- [Exercise prompt]: From the listing that follows, reproduce only the lines from the one holding "Write the seaborn" through the one holding "cx, cy, r = 716, H - 465, 365", both included, with no pictures.

─── Data entries ───

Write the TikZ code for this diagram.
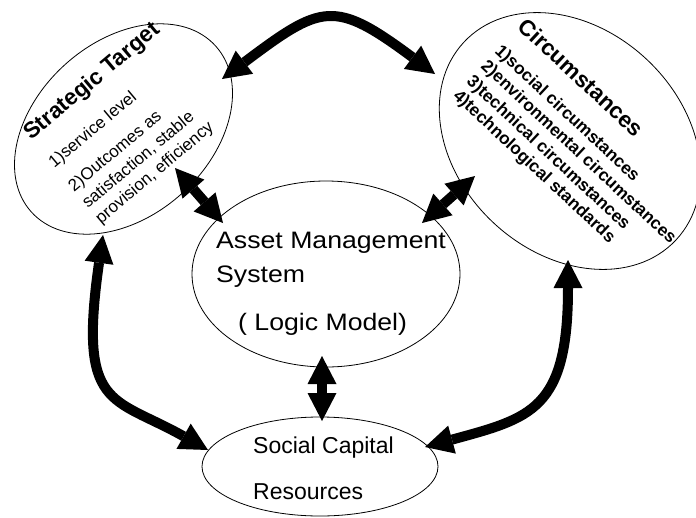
\documentclass[tikz,border=0pt]{standalone}
\usepackage{fontspec}
\setmainfont{Liberation Sans}
\usetikzlibrary{arrows.meta, shapes.geometric}
\newcommand{\wideline}[1]{\scalebox{1.12}[1]{#1}}
\tikzset{
	bubble/.style={draw, ellipse, line width=0.8pt, inner sep=0pt},
	heavy/.style={line width=10pt, {Triangle[length=28pt, width=29pt, line width=0pt]}-{Triangle[length=28pt, width=29pt, line width=0pt]}},
	txt/.style={inner sep=0pt, anchor=base west},
	head/.style={txt, font=\fontsize{22.5}{27}\selectfont\bfseries},
	item/.style={txt, font=\fontsize{17}{21}\selectfont},
	boldItem/.style={txt, font=\fontsize{17.3}{21}\selectfont\bfseries},
	bigText/.style={txt, font=\fontsize{23.8}{28}\selectfont},
	midText/.style={txt, font=\fontsize{23}{28}\selectfont}
}

\begin{document}
\begin{tikzpicture}[x=1pt, y=-1pt]
		\useasboundingbox (0, 0) rectangle (696, 517);
		\node [bubble, minimum width=248pt, minimum height=174pt, rotate=42] (ST) at (123.5, 129) {};
		\node [bubble, minimum width=290pt, minimum height=224pt, rotate=-43] (CI) at (570, 141) {};
		\node [bubble, minimum width=268pt, minimum height=186pt] (AM) at (326, 274) {};
		\node [bubble, minimum width=236pt, minimum height=99pt] (SC) at (320, 466.5) {};
		
		\begin{scope}[shift={(31, 141)}, rotate=40]
			\node [head, rotate=40] (STt) at (0, 0) {Strategic Target};
			\node [item, rotate=40] (ST1) at (0, 36) {1)service level};
			\node [item, rotate=40] (ST2) at (0, 67) {2)Outcomes as};
			\node [item, rotate=40] (ST3) at (0, 88.4) {satisfaction, stable};
			\node [item, rotate=40] (ST4) at (0, 108.7) {provision, efficiency};
		\end{scope}
		\begin{scope}[shift={(516.7, 28)}, rotate=-43]
			\node [head, rotate=-43] (CIt) at (0, 0) {Circumstances};
			\node [boldItem, rotate=-43] (CI1) at (0, 33.2) {1)social circumstances};
			\node [boldItem, rotate=-43] (CI2) at (0, 53.7) {2)environmental circumstances};
			\node [boldItem, rotate=-43] (CI3) at (0, 74.9) {3)technical circumstances};
			\node [boldItem, rotate=-43] (CI4) at (0, 94.7) {4)technological standards};
		\end{scope}
		\node [bigText] (AM1) at (216, 248.3) {\wideline{Asset Management}};
		\node [bigText] (AM2) at (216, 282.3) {\wideline{System}};
		\node [bigText] (AM3) at (238, 330) {\wideline{( Logic Model)}};
		\node [midText] (SC1) at (253, 453.3) {Social Capital};
		\node [midText] (SC2) at (253, 499) {Resources};
		
		% arrow ends, a little inside the ellipses
		\coordinate (ST-CI) at (222, 79);
		\coordinate (CI-ST) at (435, 74);
		\coordinate (ST-AM) at (175, 168);
		\coordinate (AM-ST) at (223, 223);
		\coordinate (CI-AM) at (475, 176);
		\coordinate (AM-CI) at (422, 223);
		\coordinate (AM-SC) at (322, 356);
		\coordinate (SC-AM) at (322, 421);
		\coordinate (ST-SC) at (103, 235);
		\coordinate (SC-ST) at (208, 450);
		\coordinate (CI-SC) at (568, 260);
		\coordinate (SC-CI) at (425, 447);
		
		\draw [heavy] (ST-CI) .. controls (322, 4) and (334, -1) .. (CI-ST);
		\draw [heavy] (ST-AM) -- (AM-ST);
		\draw [heavy] (CI-AM) -- (AM-CI);
		\draw [heavy] (AM-SC) -- (SC-AM);
		\draw [heavy] (ST-SC) .. controls (78, 410) and (112, 396) .. (SC-ST);
		\draw [heavy] (CI-SC) .. controls (568, 410) and (531, 418) .. (SC-CI);
\end{tikzpicture}
\end{document}
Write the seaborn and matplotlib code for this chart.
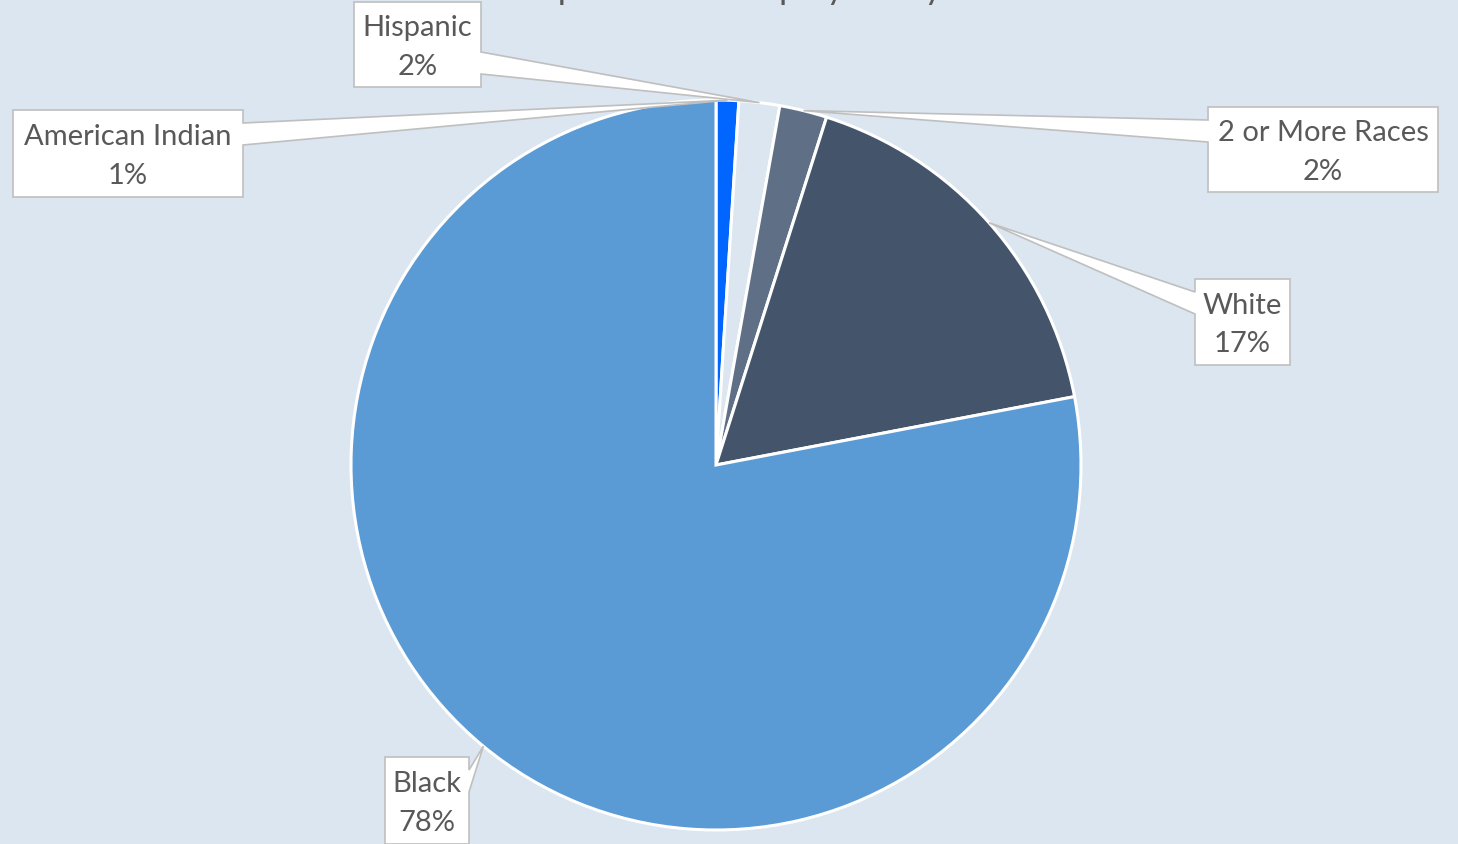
import numpy as np
import matplotlib
matplotlib.use("Agg")
import matplotlib.pyplot as plt
from matplotlib.patches import Polygon
import seaborn as sns

# Chart data
groups = ["American Indian", "Hispanic", "2 or More Races", "White", "Black"]
shares = [1.0, 1.8, 2.1, 17.1, 78.0]
pct_labels = ["1%", "2%", "2%", "17%", "78%"]
slice_colors = ["#0066FF", "#DCE6F0", "#5F6F85", "#44546A", "#5B9BD5"]
title = "Composition of Employees by Race"

# Label boxes (left, top, width, height) in image pixels, top-left origin
label_boxes = [
    (13, 110, 230, 87),
    (354, 2, 127, 85),
    (1208, 107, 230, 85),
    (1195, 279, 95, 86),
    (385, 757, 84, 87),
]

W, H = 1458, 844
bg = "#DCE6F0"
text_color = "#595959"
cx, cy, r = 716, H - 465, 365

sns.set_theme(style="white")
plt.rcParams['font.family'] = ['Lato', 'DejaVu Sans']

fig = plt.figure(figsize=(W / 100, H / 100), dpi=100, facecolor=bg)
ax = fig.add_axes([0, 0, 1, 1])
ax.set_facecolor(bg)

ax.pie(shares, colors=slice_colors, startangle=90, counterclock=False,
       center=(cx, cy), radius=r,
       wedgeprops=dict(edgecolor="white", linewidth=2.2))
ax.set_xlim(0, W)
ax.set_ylim(0, H)
ax.axis("off")

# callout labels pointing at the middle of each slice's arc
total = sum(shares)
cum = 0.0
for name, val, pct, box in zip(groups, shares, pct_labels, label_boxes):
    theta = np.deg2rad(360 * (cum + val / 2) / total)
    cum += val
    tx, ty = cx + r * np.sin(theta), cy + r * np.cos(theta)
    left, top, bw, bh = box
    L, R = left, left + bw
    T, B = H - top, H - top - bh
    inset, base = 13, 22
    # base of the pointer sits near the corner closest to the tip
    if ty > (T + B) / 2:
        y1, y2 = T - inset, T - inset - base
    else:
        y1, y2 = B + inset + base, B + inset
    if tx > R:
        pts = [(L, T), (R, T), (R, y1), (tx, ty), (R, y2), (R, B), (L, B)]
    else:
        pts = [(L, T), (R, T), (R, B), (L, B), (L, y2), (tx, ty), (L, y1)]
    ax.add_patch(Polygon(pts, closed=True, facecolor="white",
                         edgecolor="#BFBFBF", linewidth=1.2, zorder=5))
    ax.text((L + R) / 2, (T + B) / 2 - 3, f"{name}\n{pct}", ha="center", va="center",
            fontsize=21, color=text_color, linespacing=1.6, zorder=6)

# title sits mostly above the visible area, as in the source
fig.text(756 / W, 1 + 1 / H, title, ha="center", va="baseline",
         fontsize=25, color=text_color)

fig.savefig("out.png", dpi=100, facecolor=bg)
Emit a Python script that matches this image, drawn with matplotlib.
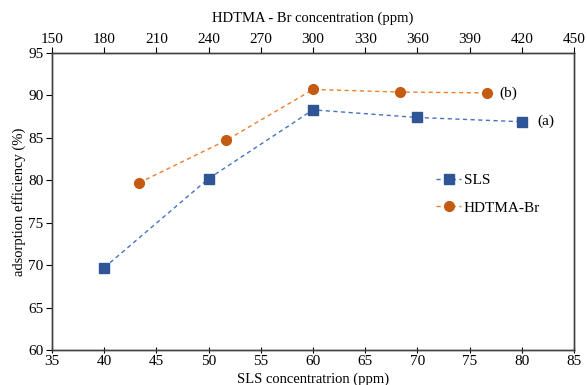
import matplotlib.pyplot as plt
import numpy as np

plt.rcParams['font.family'] = ['Liberation Serif', 'DejaVu Serif']

# data
sls_conc = [40, 50, 60, 70, 80]
sls_eff = [69.7, 80.2, 88.3, 87.4, 86.9]
hdtma_conc = [200, 250, 300, 350, 400]
hdtma_eff = [79.7, 84.7, 90.7, 90.4, 90.3]

bottom_ticks = np.arange(35, 86, 5)
top_ticks = np.arange(150, 451, 30)
y_ticks = np.arange(60, 96, 5)

fig = plt.figure(figsize=(5.87, 3.85), dpi=100)
ax = fig.add_axes([52 / 587, 1 - 350 / 385, 522 / 587, 297 / 385])
ax2 = ax.twiny()

l1, = ax.plot(sls_conc, sls_eff, ls=(0, (3, 2.5)), lw=1, color='#4472C4',
              marker='s', ms=6.5, mfc='#2F5597', mec='#2F5597', label='SLS')
l2, = ax2.plot(hdtma_conc, hdtma_eff, ls=(0, (3, 2.5)), lw=1, color='#ED7D31',
               marker='o', ms=7, mfc='#C55A11', mec='#C55A11', label='HDTMA-Br')

ax.set_xlim(35, 85)
ax.set_ylim(60, 95)
ax2.set_xlim(150, 450)
ax.set_xticks(bottom_ticks)
ax.set_yticks(y_ticks)
ax2.set_xticks(top_ticks)

fs = 11
ax.tick_params(axis='x', direction='inout', length=5, width=0.8, labelsize=fs, pad=1)
ax.tick_params(axis='y', direction='out', length=4, width=0.8, labelsize=fs, pad=2)
ax2.tick_params(axis='x', direction='out', length=4, width=0.8, labelsize=fs, pad=1)
for a in (ax, ax2):
    for s in a.spines.values():
        s.set_linewidth(1.0)
        s.set_color('#404040')

ax.set_xlabel('SLS concentratrion (ppm)', fontsize=10.5, labelpad=3)
ax.set_ylabel('adsorption efficiency (%)', fontsize=10.5, labelpad=2)
ax2.set_xlabel('HDTMA - Br concentration (ppm)', fontsize=10.5, labelpad=8)

ax.text(81.5, sls_eff[-1], '(a)', fontsize=fs, va='center')
ax2.text(407, hdtma_eff[-1], '(b)', fontsize=fs, va='center')

ax.legend(handles=[l1, l2], loc='upper left', bbox_to_anchor=(0.71, 0.64),
          frameon=False, fontsize=fs, handlelength=1.6, handletextpad=0.2,
          labelspacing=0.9)

fig.savefig('out.png', dpi=100)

───

- [Solution to the exercise]:
Write the seaborn and matplotlib code for this chart.
import numpy as np
import matplotlib
matplotlib.use("Agg")
import matplotlib.pyplot as plt
from matplotlib.patches import Polygon
import seaborn as sns

# Chart data
groups = ["American Indian", "Hispanic", "2 or More Races", "White", "Black"]
shares = [1.0, 1.8, 2.1, 17.1, 78.0]
pct_labels = ["1%", "2%", "2%", "17%", "78%"]
slice_colors = ["#0066FF", "#DCE6F0", "#5F6F85", "#44546A", "#5B9BD5"]
title = "Composition of Employees by Race"

# Label boxes (left, top, width, height) in image pixels, top-left origin
label_boxes = [
    (13, 110, 230, 87),
    (354, 2, 127, 85),
    (1208, 107, 230, 85),
    (1195, 279, 95, 86),
    (385, 757, 84, 87),
]

W, H = 1458, 844
bg = "#DCE6F0"
text_color = "#595959"
cx, cy, r = 716, H - 465, 365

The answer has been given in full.